**** Supplied records

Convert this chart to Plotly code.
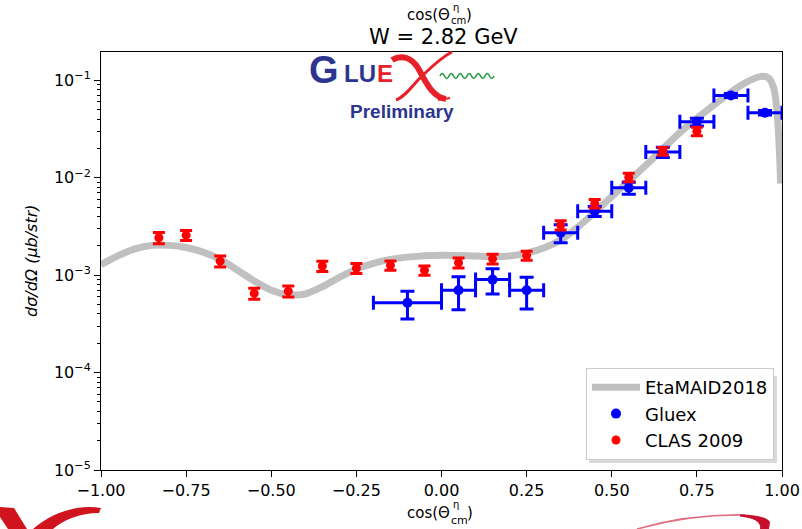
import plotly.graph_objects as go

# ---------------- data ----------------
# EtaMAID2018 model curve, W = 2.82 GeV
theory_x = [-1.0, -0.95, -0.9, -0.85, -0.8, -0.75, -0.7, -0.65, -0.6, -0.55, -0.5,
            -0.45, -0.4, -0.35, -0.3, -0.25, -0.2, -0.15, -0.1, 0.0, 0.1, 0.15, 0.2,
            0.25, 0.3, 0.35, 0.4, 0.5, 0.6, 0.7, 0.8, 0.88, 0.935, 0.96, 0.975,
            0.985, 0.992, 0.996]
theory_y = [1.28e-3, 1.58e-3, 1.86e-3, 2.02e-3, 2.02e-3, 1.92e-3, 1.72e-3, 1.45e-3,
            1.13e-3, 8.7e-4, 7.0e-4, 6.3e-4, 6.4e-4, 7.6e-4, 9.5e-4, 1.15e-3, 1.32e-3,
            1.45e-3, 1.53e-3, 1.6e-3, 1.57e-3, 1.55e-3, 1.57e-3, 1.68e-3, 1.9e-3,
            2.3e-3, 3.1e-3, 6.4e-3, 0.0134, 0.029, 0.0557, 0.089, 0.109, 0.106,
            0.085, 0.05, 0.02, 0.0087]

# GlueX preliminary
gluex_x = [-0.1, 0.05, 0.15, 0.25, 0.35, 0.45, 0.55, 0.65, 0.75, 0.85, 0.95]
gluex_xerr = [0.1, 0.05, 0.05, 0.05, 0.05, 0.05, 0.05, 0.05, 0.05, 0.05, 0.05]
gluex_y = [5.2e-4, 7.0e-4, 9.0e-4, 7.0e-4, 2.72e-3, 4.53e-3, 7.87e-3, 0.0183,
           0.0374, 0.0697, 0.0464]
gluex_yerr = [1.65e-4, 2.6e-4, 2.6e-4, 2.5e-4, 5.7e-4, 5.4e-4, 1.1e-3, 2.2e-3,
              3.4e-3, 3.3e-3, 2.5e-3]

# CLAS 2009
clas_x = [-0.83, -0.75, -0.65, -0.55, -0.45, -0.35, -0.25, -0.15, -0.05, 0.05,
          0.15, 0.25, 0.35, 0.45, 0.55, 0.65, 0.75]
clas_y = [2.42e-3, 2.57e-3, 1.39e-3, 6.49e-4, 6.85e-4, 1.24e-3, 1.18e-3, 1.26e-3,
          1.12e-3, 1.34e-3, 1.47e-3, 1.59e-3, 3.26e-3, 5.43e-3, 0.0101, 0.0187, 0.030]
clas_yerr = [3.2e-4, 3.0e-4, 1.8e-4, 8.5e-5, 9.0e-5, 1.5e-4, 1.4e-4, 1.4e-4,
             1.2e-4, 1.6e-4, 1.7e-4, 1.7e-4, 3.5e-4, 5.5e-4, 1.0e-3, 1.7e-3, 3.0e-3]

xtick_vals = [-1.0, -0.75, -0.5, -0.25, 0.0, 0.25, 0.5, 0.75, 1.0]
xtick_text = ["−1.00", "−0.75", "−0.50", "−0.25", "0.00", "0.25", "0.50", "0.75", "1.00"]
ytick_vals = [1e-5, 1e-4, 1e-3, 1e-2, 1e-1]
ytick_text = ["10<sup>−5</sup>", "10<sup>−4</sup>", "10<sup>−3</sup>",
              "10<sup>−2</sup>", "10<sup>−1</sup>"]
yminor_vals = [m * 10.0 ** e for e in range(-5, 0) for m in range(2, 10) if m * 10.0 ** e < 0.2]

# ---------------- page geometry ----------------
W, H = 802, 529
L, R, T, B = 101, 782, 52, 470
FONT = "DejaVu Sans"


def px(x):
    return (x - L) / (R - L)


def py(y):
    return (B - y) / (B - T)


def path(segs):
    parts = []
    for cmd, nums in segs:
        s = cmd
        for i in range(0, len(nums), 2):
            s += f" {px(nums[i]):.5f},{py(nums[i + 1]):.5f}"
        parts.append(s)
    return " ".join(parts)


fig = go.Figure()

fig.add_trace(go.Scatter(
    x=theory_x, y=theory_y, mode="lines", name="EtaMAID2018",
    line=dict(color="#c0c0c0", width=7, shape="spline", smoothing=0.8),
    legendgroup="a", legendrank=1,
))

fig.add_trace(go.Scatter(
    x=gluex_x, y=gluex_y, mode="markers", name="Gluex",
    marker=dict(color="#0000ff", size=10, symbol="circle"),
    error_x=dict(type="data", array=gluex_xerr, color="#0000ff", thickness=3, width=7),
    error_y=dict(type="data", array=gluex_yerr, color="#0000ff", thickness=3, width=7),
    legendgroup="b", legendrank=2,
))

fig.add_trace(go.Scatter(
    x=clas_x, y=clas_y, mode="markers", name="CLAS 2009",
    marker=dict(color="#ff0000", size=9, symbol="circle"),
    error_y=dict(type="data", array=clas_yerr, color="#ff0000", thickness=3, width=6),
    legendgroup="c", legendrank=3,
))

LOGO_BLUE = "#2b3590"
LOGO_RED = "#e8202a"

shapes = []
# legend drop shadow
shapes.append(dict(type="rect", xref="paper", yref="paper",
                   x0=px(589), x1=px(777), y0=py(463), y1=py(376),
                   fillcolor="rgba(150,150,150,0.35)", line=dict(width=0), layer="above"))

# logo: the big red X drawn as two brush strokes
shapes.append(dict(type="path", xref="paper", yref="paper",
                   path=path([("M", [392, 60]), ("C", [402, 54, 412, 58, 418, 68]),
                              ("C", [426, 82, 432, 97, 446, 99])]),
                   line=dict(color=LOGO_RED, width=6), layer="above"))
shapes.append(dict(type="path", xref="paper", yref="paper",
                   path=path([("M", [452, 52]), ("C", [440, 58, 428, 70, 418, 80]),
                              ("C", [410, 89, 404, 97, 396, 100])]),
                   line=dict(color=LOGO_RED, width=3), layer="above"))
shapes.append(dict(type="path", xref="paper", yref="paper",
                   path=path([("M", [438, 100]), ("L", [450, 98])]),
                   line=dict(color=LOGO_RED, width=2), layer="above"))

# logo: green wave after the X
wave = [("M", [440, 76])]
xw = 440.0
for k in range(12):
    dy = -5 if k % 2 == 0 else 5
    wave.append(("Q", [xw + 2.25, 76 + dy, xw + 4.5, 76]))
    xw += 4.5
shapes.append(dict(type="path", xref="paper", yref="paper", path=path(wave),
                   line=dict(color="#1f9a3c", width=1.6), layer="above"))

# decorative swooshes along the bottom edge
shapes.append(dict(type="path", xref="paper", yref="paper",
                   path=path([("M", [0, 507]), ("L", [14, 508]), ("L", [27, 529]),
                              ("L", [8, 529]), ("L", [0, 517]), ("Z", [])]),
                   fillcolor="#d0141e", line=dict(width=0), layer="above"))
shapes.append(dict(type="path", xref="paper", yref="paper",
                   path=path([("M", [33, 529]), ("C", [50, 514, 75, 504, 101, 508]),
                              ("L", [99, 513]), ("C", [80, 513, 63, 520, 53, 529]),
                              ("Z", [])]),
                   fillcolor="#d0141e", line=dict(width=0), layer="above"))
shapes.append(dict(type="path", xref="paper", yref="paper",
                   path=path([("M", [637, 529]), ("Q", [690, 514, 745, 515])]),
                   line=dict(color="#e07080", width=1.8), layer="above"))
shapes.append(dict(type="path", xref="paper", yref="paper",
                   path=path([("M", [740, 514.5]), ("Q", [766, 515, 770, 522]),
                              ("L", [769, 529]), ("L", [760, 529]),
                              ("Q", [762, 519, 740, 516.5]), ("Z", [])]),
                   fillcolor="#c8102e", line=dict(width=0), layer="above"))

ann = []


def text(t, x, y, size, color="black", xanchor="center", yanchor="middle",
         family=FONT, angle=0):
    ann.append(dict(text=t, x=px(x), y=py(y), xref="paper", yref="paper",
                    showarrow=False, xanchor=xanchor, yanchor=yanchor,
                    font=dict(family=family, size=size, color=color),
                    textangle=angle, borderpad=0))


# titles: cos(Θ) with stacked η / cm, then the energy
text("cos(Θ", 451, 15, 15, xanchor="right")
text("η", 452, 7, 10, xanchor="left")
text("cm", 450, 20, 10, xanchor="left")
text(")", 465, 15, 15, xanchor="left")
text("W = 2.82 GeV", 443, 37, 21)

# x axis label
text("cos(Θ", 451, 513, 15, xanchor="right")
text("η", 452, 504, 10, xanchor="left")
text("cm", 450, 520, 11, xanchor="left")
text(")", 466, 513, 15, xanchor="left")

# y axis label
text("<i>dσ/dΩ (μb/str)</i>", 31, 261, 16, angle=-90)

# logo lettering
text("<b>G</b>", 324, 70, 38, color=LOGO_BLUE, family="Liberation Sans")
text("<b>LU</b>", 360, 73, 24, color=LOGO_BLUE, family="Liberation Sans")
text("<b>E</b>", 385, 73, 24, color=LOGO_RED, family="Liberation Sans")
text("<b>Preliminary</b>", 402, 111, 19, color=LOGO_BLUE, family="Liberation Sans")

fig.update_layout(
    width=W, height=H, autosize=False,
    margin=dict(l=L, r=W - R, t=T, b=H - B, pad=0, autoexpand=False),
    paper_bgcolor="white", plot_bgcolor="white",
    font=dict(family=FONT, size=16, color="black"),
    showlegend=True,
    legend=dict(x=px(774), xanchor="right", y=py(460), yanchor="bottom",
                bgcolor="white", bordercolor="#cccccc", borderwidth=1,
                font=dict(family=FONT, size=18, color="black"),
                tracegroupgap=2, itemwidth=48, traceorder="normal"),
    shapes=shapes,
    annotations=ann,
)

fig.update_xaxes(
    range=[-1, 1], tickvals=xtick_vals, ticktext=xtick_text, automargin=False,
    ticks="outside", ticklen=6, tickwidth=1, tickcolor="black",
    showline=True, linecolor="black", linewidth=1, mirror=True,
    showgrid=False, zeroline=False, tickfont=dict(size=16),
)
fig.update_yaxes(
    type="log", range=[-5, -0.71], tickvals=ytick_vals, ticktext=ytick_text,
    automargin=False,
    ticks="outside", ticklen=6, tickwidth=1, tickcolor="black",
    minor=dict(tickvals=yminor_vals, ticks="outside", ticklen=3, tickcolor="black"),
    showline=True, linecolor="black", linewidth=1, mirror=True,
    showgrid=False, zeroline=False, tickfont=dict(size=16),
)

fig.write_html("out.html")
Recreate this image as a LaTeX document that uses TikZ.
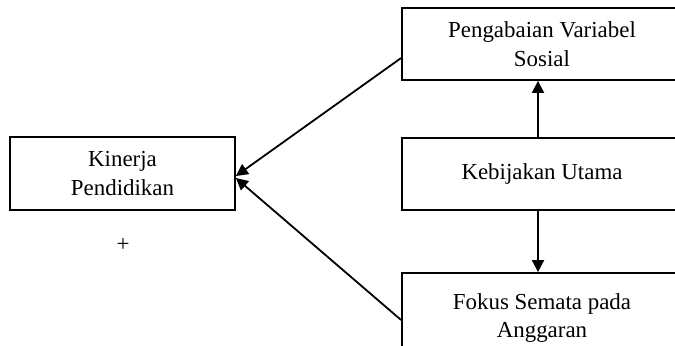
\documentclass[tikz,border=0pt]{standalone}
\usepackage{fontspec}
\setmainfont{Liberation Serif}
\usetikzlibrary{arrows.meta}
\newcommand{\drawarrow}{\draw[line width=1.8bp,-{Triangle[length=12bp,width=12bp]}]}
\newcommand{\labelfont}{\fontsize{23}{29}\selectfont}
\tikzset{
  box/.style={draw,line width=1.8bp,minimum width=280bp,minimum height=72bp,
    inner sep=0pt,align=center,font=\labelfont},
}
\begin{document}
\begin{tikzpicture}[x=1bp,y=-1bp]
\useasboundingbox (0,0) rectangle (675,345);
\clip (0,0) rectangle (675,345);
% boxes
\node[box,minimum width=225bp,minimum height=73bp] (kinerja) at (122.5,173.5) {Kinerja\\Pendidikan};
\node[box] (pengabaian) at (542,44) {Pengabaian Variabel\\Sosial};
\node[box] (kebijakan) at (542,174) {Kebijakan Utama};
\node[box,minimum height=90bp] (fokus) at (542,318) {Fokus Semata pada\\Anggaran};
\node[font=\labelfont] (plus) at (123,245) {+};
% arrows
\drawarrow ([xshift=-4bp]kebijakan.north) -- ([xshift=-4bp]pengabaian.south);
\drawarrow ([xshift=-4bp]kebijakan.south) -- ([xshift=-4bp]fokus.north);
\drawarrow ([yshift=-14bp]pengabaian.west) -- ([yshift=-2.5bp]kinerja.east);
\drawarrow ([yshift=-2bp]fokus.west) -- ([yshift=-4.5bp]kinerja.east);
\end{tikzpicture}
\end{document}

********

The problem: Return, please, the exact lines from the beginning of the entries above through the line containing "0.085, 0.05, 0.02, 0.0087]", both included; pictures are left out.

Correct result:
Convert this chart to Plotly code.
import plotly.graph_objects as go

# ---------------- data ----------------
# EtaMAID2018 model curve, W = 2.82 GeV
theory_x = [-1.0, -0.95, -0.9, -0.85, -0.8, -0.75, -0.7, -0.65, -0.6, -0.55, -0.5,
            -0.45, -0.4, -0.35, -0.3, -0.25, -0.2, -0.15, -0.1, 0.0, 0.1, 0.15, 0.2,
            0.25, 0.3, 0.35, 0.4, 0.5, 0.6, 0.7, 0.8, 0.88, 0.935, 0.96, 0.975,
            0.985, 0.992, 0.996]
theory_y = [1.28e-3, 1.58e-3, 1.86e-3, 2.02e-3, 2.02e-3, 1.92e-3, 1.72e-3, 1.45e-3,
            1.13e-3, 8.7e-4, 7.0e-4, 6.3e-4, 6.4e-4, 7.6e-4, 9.5e-4, 1.15e-3, 1.32e-3,
            1.45e-3, 1.53e-3, 1.6e-3, 1.57e-3, 1.55e-3, 1.57e-3, 1.68e-3, 1.9e-3,
            2.3e-3, 3.1e-3, 6.4e-3, 0.0134, 0.029, 0.0557, 0.089, 0.109, 0.106,
            0.085, 0.05, 0.02, 0.0087]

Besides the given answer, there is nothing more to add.